Oldies but goldies: MMSE estimator

In signal processing, a classic problem consists in estimating a signal, in the form of a complex column vector {x\in\mathbb{C}^{n_x}}, by observing a related signal {y\in \mathbb{C}^{n_x}}, which has been produced by multiplying the unknown {x} by a known matrix {H\in \mathbb{C}^{n_y \times n_x}} and adding noise {n\in\mathbb{C}^{n_y}}:

\displaystyle y = H x + n. \ \ \ \ \ (1)

1. Assumptions

The random signal {x} and noise {n} are independent of each other, Gaussian distributed with zero mean and covariance matrix {\Sigma_x:=\mathbb{E}[x x^{\dagger}]} and {\Sigma_n:=\mathbb{E}[n n^{\dagger}]}, respectively, where {.^\dagger} is the conjugate transpose. In symbols, {x\sim \mathcal{CN}(0,I)}, {n\sim \mathcal{CN}(0,\Sigma_n)}. To simplify computations, we further assume the signal to be uncorrelated, i.e., {\Sigma_x:=I}.

2. MMSE estimate

The minimum mean squared error (MMSE) estimate is that function {\widehat{x}^{\mathrm{MMSE}}} that guesses the unknown {x} upon observing {y} while minimizing the squared estimation error {\left\| x - \widehat{x}(y) \right\|^2}, computed in expectation across all possible realization of {x} and {y}:

\displaystyle \widehat{x}^{\mathrm{MMSE}} := \mathrm{argmin}_{\widehat{x}:\mathbb{C}^{n_y}\rightarrow \mathbb{C}^{n_x}} \mathbb{E}_{x,y} \left \| x - \widehat{x}(y) \right \|^2 \ \ \ \ \ (2).

As already discussed in another post, the MMSE estimate corresponds to the mean of unknown {x} given the observation {y}:

\displaystyle \widehat{x}^{\mathrm{MMSE}}(y)=\mathbb{E}[x|y]. \ \ \ \ \ (3)

Intuitively, the best (in the MMSE sense) guess for the unknown {x} is its expected value, conditioned on the observation.

2.1. A more specific formula

Since {x} and {y} are jointly Gaussian with zero mean, the MMSE estimate {\widehat{x}^{\mathrm{MMSE}}} can be computed explicitly as:

\displaystyle \widehat{x}^{\mathrm{MMSE}}(y)=\Sigma_{x,y} \Sigma_{y}^{-1} y \ \ \ \ \ (4)

We can further specialize the expression above by observing that:

\displaystyle \Sigma_{x,y} = \mathbb{E}\left[ x y^{\dagger} \right] = \mathbb{E}\left[ x x^{\dagger} H^{\dagger} + x n^{\dagger} \right] = H^{\dagger}, \ \ \ \ \ (5)

\displaystyle \Sigma_{y,y} = \mathbb{E} \left[ y y^{\dagger} \right] = \mathbb{E} \left[ (Hx+n)(x^{\dagger}H^{\dagger} + n^{\dagger}) \right] = H H^\dagger + \Sigma_n. \ \ \ \ \ (6)

Note that in both expressions above we exploited the fact that noise and signal are uncorrelated.

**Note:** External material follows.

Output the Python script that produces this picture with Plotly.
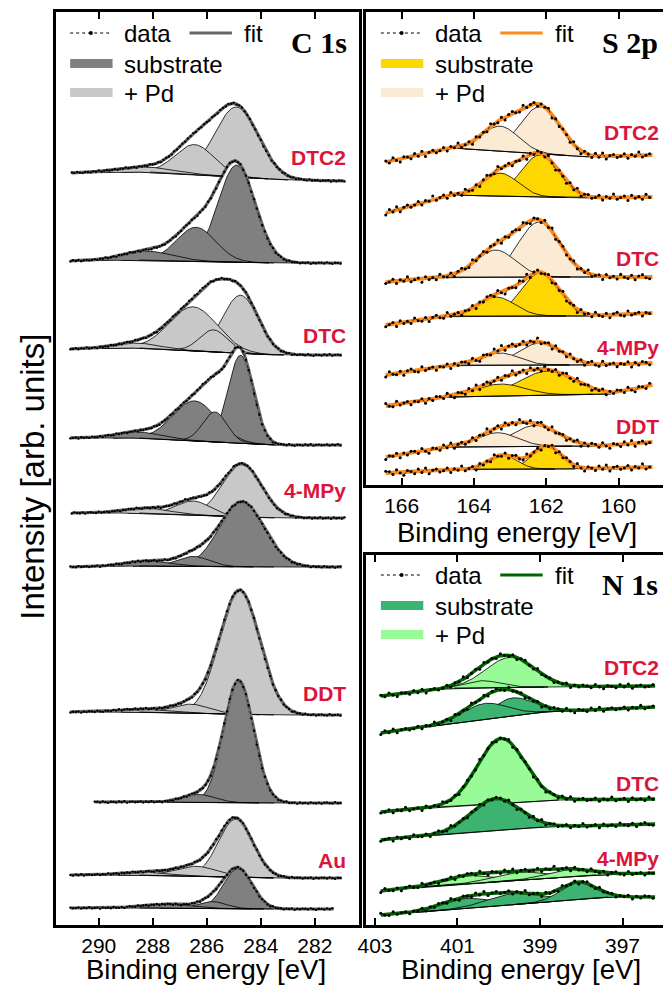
import numpy as np
import plotly.graph_objects as go

W, H = 663, 986

# ---------------- C 1s (intensities in arb. units) ----------------
C1S_NAMES = ["DTC2", "DTC", "4-MPy", "DDT", "Au"]
C1S_KIND = ["pd", "sub", "pd", "sub", "pd", "sub", "pd", "sub", "pd", "sub"]
C1S_BG_E = [
    [291.0, 288.1, 283.0, 280.9],
    [291.05, 288.5, 283.5, 281.0],
    [291.05, 288.5, 283.5, 281.0],
    [291.05, 288.5, 283.5, 281.0],
    [291.0, 288.5, 283.5, 280.9],
    [291.05, 288.5, 283.5, 281.0],
    [291.05, 288.5, 283.5, 281.0],
    [290.15, 288.5, 283.5, 281.0],
    [291.05, 288.5, 283.5, 281.0],
    [291.05, 288.5, 283.5, 281.3],
]
C1S_BG_I = [
    [752, 753, 745, 744],
    [664, 665, 662, 662],
    [576, 577, 570, 570],
    [487, 487, 480, 480],
    [412, 412, 407, 407],
    [358, 359, 358, 358],
    [213, 213, 210, 210],
    [123, 123, 122, 122],
    [50, 50, 47, 47],
    [17, 17, 16, 16],
]
C1S_PEAK_E = [
    [284.9, 286.45, 288.3],
    [284.9, 286.4, 288.2],
    [284.75, 286.5, 285.75, 288.6],
    [284.75, 286.45, 285.7, 288.5],
    [284.7, 286.5, 288.2],
    [284.7, 286.5, 288.2],
    [284.78, 286.6, 288.5],
    [284.82, 286.3],
    [284.93, 286.4, 288.3],
    [284.85, 285.8, 287.5],
]
C1S_PEAK_H = [
    [70, 30, 5],
    [97, 34, 9],
    [58, 44, 22, 5],
    [88, 40, 30, 6],
    [53, 14, 5],
    [65, 10, 5],
    [124, 9, 3],
    [122, 8],
    [58, 10, 3],
    [40, 7, 4],
]
C1S_PEAK_W = [
    [1.9, 1.7, 2.5],
    [1.63, 1.7, 2.2],
    [1.55, 2.1, 1.2, 2.0],
    [1.1, 1.9, 1.05, 2.0],
    [1.7, 1.5, 2.0],
    [1.95, 1.4, 2.0],
    [1.74, 1.6, 2.0],
    [1.3, 1.4],
    [1.5, 1.8, 2.0],
    [1.25, 1.2, 2.0],
]

# ---------------- S 2p ----------------
S2P_NAMES = ["DTC2", "DTC", "4-MPy", "DDT"]
S2P_KIND = ["pd", "sub", "pd", "sub", "pd", "sub", "pd", "sub"]
S2P_BG_E = [
    [166.44, 164.6, 160.8, 159.06],
    [166.44, 164.7, 160.8, 159.06],
    [166.44, 164.7, 160.8, 159.06],
    [166.44, 164.7, 160.8, 159.06],
    [166.44, 164.5, 160.6, 159.06],
    [166.44, 164.7, 160.2, 159.06],
    [166.44, 164.7, 160.5, 159.06],
    [166.44, 164.0, 161.2, 159.06],
]
S2P_BG_I = [
    [323, 337, 328, 330],
    [272, 290, 287, 288],
    [203, 208, 208, 208],
    [160, 169, 169, 172],
    [110, 120, 120, 122],
    [79, 88, 91, 100],
    [28, 38, 39, 43],
    [12, 16, 16, 18],
]
S2P_PEAK_E = [
    [162.17, 163.27], [162.17, 163.27], [162.2, 163.4], [162.17, 163.38],
    [162.17, 163.27], [161.98, 163.27], [162.3, 163.35], [161.98, 163.2],
]
S2P_PEAK_H = [
    [47, 25], [42, 23], [55, 27], [43, 19],
    [22, 12], [24, 12], [21, 14], [23, 14],
]
S2P_PEAK_W = [
    [1.3, 1.2], [1.25, 1.15], [1.37, 1.3], [1.25, 1.2],
    [1.4, 1.2], [1.8, 1.6], [1.5, 1.3], [0.95, 0.9],
]

# ---------------- N 1s ----------------
N1S_NAMES = ["DTC2", "DTC", "4-MPy"]
N1S_KIND = ["pd", "sub", "pd", "sub", "pd", "sub"]
N1S_BG_E = [
    [402.86, 401.1, 398.9, 396.21],
    [402.86, 401.78, 398.91, 396.21],
    [402.86, 401.47, 398.53, 396.21],
    [402.86, 401.54, 398.91, 396.21],
    [402.86, 401.88, 397.64, 396.21],
    [402.86, 401.88, 397.33, 396.21],
]
N1S_BG_I = [
    [229, 237, 238, 239],
    [192, 198, 213, 218],
    [113, 118, 125, 126],
    [85, 90, 98, 101],
    [34, 38, 50, 52],
    [10, 13, 28, 28],
]
N1S_PEAK_E = [
    [399.72, 400.4], [399.67, 400.34], [399.94], [400.08],
    [400.75, 399.5, 398.3], [400.82, 399.63, 398.07],
]
N1S_PEAK_H = [
    [30, 7], [18, 16], [65], [32],
    [8, 8, 7], [10, 11, 17],
]
N1S_PEAK_W = [
    [1.4, 1.0], [1.2, 1.3], [1.35], [1.4],
    [1.4, 1.5, 1.3], [1.4, 1.5, 1.0],
]

# hand-typed measurement residuals (relative units)
RES = [0.3, -0.5, 0.8, -0.2, -0.9, 0.4, 0.1, -0.6, 0.7, -0.3, 0.9, -0.8, 0.2, 0.5,
       -0.4, -0.1, 0.6, -0.7, 0.3, -0.2, 1.0, -0.5, 0.0, 0.4, -0.9, 0.6, -0.3, 0.2,
       -0.6, 0.8, -0.1, -0.4, 0.5, -0.8, 0.3, 0.7, -0.2, -0.5, 0.9, -0.3, 0.1, 0.4,
       -0.7, 0.2, -0.1, 0.6, -0.9, 0.3, -0.4, 0.5]

# ---------------- styling ----------------
FONT = "Liberation Sans, Arial, sans-serif"
RED = "#DC143C"
PANELS = [
    dict(names=C1S_NAMES, kind=C1S_KIND, bgE=C1S_BG_E, bgI=C1S_BG_I, pE=C1S_PEAK_E,
         pH=C1S_PEAK_H, pW=C1S_PEAK_W, xa="x", ya="y",
         colors={"sub": "#808080", "pd": "#C8C8C8"}, fit="#6A6A6A", fitw=3.2,
         res=0.8, msize=2.4),
    dict(names=S2P_NAMES, kind=S2P_KIND, bgE=S2P_BG_E, bgI=S2P_BG_I, pE=S2P_PEAK_E,
         pH=S2P_PEAK_H, pW=S2P_PEAK_W, xa="x2", ya="y2",
         colors={"sub": "#FFD700", "pd": "#FCEBD4"}, fit="#FF8A1C", fitw=3.8,
         res=3.5, msize=3),
    dict(names=N1S_NAMES, kind=N1S_KIND, bgE=N1S_BG_E, bgI=N1S_BG_I, pE=N1S_PEAK_E,
         pH=N1S_PEAK_H, pW=N1S_PEAK_W, xa="x3", ya="y3",
         colors={"sub": "#3CB371", "pd": "#98FB98"}, fit="#006400", fitw=3.4,
         res=2.5, msize=3),
]


def gauss(E, c, h, w):
    s = w / 2.3548
    return h * np.exp(-0.5 * ((E - c) / s) ** 2)


fig = go.Figure()


def add_spectrum(p, i):
    bgE, bgI = p["bgE"][i], p["bgI"][i]
    e0, e1 = bgE[0], bgE[-1]
    xa, ya = p["xa"], p["ya"]
    kp = np.array(bgE[::-1]); ki = np.array(bgI[::-1])
    n = int(round(abs(e0 - e1) / 0.02)) + 1
    Ef = np.linspace(e0, e1, n)
    bgf = np.interp(Ef, kp, ki)
    comps = [gauss(Ef, c, h, w) for c, h, w in zip(p["pE"][i], p["pH"][i], p["pW"][i])]
    fitf = bgf + np.sum(comps, axis=0)
    common = dict(xaxis=xa, yaxis=ya, hoverinfo="skip", showlegend=False)
    # white area under envelope
    fig.add_trace(go.Scatter(x=np.concatenate([Ef, Ef[::-1]]),
                             y=np.concatenate([fitf, bgf[::-1]]),
                             fill="toself", fillcolor="white", mode="lines",
                             line=dict(width=0, color="white"), **common))
    col = p["colors"][p["kind"][i]]
    for (c, h, w), comp in zip(zip(p["pE"][i], p["pH"][i], p["pW"][i]), comps):
        m = np.abs(Ef - c) <= 1.6 * w
        fig.add_trace(go.Scatter(x=np.concatenate([Ef[m], Ef[m][::-1]]),
                                 y=np.concatenate([bgf[m] + comp[m], bgf[m][::-1]]),
                                 fill="toself", fillcolor=col, mode="lines",
                                 line=dict(width=0.8, color="black"), **common))
    m = (Ef <= bgE[1]) & (Ef >= bgE[2])
    fig.add_trace(go.Scatter(x=Ef[m], y=bgf[m], mode="lines",
                             line=dict(width=0.8, color="black"), **common))
    fig.add_trace(go.Scatter(x=Ef, y=fitf, mode="lines",
                             line=dict(width=p["fitw"], color=p["fit"]), **common))
    Ed = np.arange(e0, e1 - 1e-9, -0.1)
    bgd = np.interp(Ed, kp, ki)
    fitd = bgd + np.sum([gauss(Ed, c, h, w) for c, h, w in
                         zip(p["pE"][i], p["pH"][i], p["pW"][i])], axis=0)
    res = np.array([RES[(k + 7 * i) % len(RES)] for k in range(len(Ed))]) * p["res"]
    fig.add_trace(go.Scatter(x=Ed, y=fitd + res, mode="lines+markers",
                             line=dict(width=0.7, color="black", dash="dot"),
                             marker=dict(size=p["msize"], color="black"), **common))


for p in PANELS:
    for i in range(len(p["kind"])):
        add_spectrum(p, i)


def px(x):
    return x / W


def py(y):
    return 1 - y / H


L_X = [48, 355]
R_X = [362, 663]
TOP = 12
L_BOT = 925
RT_BOT = 485
RB_TOP = 555


def xaxis_cfg(dom, rng, tick0, anchor):
    return dict(domain=[px(dom[0]), px(dom[1])], range=rng, showgrid=False, zeroline=False,
                showline=True, linecolor="black", linewidth=3, mirror="ticks",
                ticks="inside", ticklen=7, tickwidth=2, tickcolor="black", dtick=2,
                tick0=tick0, tickfont=dict(family=FONT, size=21, color="black"),
                anchor=anchor, fixedrange=True)


def yaxis_cfg(top, bot, anchor, mirror):
    return dict(domain=[py(bot), py(top)], range=[0, bot - top], showgrid=False,
                zeroline=False, showline=True, linecolor="black", linewidth=3,
                mirror=mirror, ticks="", showticklabels=False, anchor=anchor,
                fixedrange=True)


L_RANGE = [290 + (91 - 48) / 27.4, 282 - (355 - 310) / 27.4]
S_RANGE = [166 + (398 - 362) / 36.6, 160 - (663 - 618) / 36.6]
N_RANGE = [403 + (371 - 362) / 41.8, 397 - (663 - 622) / 41.8]

annotations = []
shapes = []


def text(x, y, s, size, xanchor="left", color="black", family=FONT, angle=0, pad=1,
         yanchor="middle"):
    annotations.append(dict(x=px(x), y=py(y), xref="paper", yref="paper", text=s,
                            showarrow=False, xanchor=xanchor, yanchor=yanchor,
                            font=dict(family=family, size=size, color=color),
                            textangle=angle, borderpad=pad))


def legend_block(x0, y0, fitcol, subcol, pdcol, title, title_x):
    shapes.append(dict(type="line", xref="paper", yref="paper", x0=px(x0), x1=px(x0 + 42),
                       y0=py(y0), y1=py(y0), line=dict(color="black", width=1, dash="dot")))
    shapes.append(dict(type="circle", xref="paper", yref="paper", x0=px(x0 + 19), x1=px(x0 + 23),
                       y0=py(y0 + 2), y1=py(y0 - 2), fillcolor="black", line=dict(width=0)))
    text(x0 + 53, y0, "data", 24)
    shapes.append(dict(type="line", xref="paper", yref="paper", x0=px(x0 + 121), x1=px(x0 + 164),
                       y0=py(y0), y1=py(y0), line=dict(color=fitcol, width=3)))
    text(x0 + 174, y0, "fit", 24)
    shapes.append(dict(type="rect", xref="paper", yref="paper", x0=px(x0), x1=px(x0 + 43),
                       y0=py(y0 + 35), y1=py(y0 + 26), fillcolor=subcol, line=dict(width=0)))
    text(x0 + 53, y0 + 31, "substrate", 24)
    shapes.append(dict(type="rect", xref="paper", yref="paper", x0=px(x0), x1=px(x0 + 43),
                       y0=py(y0 + 64), y1=py(y0 + 55), fillcolor=pdcol, line=dict(width=0)))
    text(x0 + 53, y0 + 60, "+ Pd", 24)
    text(title_x, y0 + 9, "<b>" + title + "</b>", 30, xanchor="right",
         family="Liberation Serif, Times New Roman, serif")


legend_block(62, 33, "#666666", "#808080", "#C8C8C8", "C 1s", 345)
legend_block(377, 33, "#FF8A1C", "#FFD700", "#FCEBD4", "S 2p", 660)
legend_block(377, 575, "#006400", "#3CB371", "#98FB98", "N 1s", 660)

# sample labels
for name, y in zip(C1S_NAMES, [157, 335, 490, 693, 860]):
    text(344, y, "<b>" + name + "</b>", 21, xanchor="right", color=RED)
for name, y in zip(S2P_NAMES, [133, 258, 347, 427]):
    text(661, y, "<b>" + name + "</b>", 21, xanchor="right", color=RED)
for name, y in zip(N1S_NAMES, [667, 783, 858]):
    text(661, y, "<b>" + name + "</b>", 21, xanchor="right", color=RED)

# axis titles
text(200, 986, "Binding energy [eV]", 27.5, xanchor="center", pad=0, yanchor="bottom")
text(515, 532, "Binding energy [eV]", 27.5, xanchor="center", pad=0)
text(519, 986, "Binding energy [eV]", 27.5, xanchor="center", pad=0, yanchor="bottom")
text(23, 477, "Intensity [arb. units]", 33, xanchor="center", angle=-90)

fig.update_layout(
    width=W, height=H, autosize=False,
    margin=dict(l=0, r=0, t=0, b=0, pad=0),
    paper_bgcolor="white", plot_bgcolor="white",
    showlegend=False, hovermode=False,
    xaxis=xaxis_cfg(L_X, L_RANGE, 0, "y"),
    yaxis=yaxis_cfg(TOP, L_BOT, "x", True),
    xaxis2=xaxis_cfg(R_X, S_RANGE, 0, "y2"),
    yaxis2=yaxis_cfg(TOP, RT_BOT, "x2", False),
    xaxis3=xaxis_cfg(R_X, N_RANGE, 1, "y3"),
    yaxis3=yaxis_cfg(RB_TOP, L_BOT, "x3", False),
    annotations=annotations, shapes=shapes,
)

fig.write_html("out.html")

By plugging (5) and (6) into (4), we obtain:

\displaystyle \widehat{x}^{\mathrm{MMSE}}(y)= H^{\dagger} \left( H H^\dagger + \Sigma_n \right)^{-1} y. \ \ \ \ \ (7)

3. Let’s simplify our life by whitening the noise

To further simplify (7) it is convenient to whiten the noise, i.e., to deal with an equivalent model where the noise covariance matrix is diagonal. This can be simply achieved by pre-multiplying {y=Hx+n} by the matrix {\sigma_n\Sigma_n^{-1/2}} (which exists since {\Sigma_n} is positive semi-definite, like for any covariance matrix), where {\sigma_n^2} is the noise power. Then, we obtain:

\displaystyle \widetilde{y} = \widetilde{H} x + \widetilde{n}

where {\widetilde{y}=\sigma_n\Sigma_n^{-1/2}y}, {\widetilde{H}=\sigma_n\Sigma_n^{-1/2}H}, {\widetilde{n}=\sigma_n\Sigma_n^{-1/2}n}. We can check that the equivalent noise {\widetilde{n}} is white by computing its covariance matrix:

\displaystyle \mathbb{E}\left[ \widetilde{n} \widetilde{n}^\dagger \right] = \mathbb{E}\left[ \sigma_n\Sigma_n^{-1/2}n n^\dagger\sigma_n \Sigma_n^{-1/2} \right]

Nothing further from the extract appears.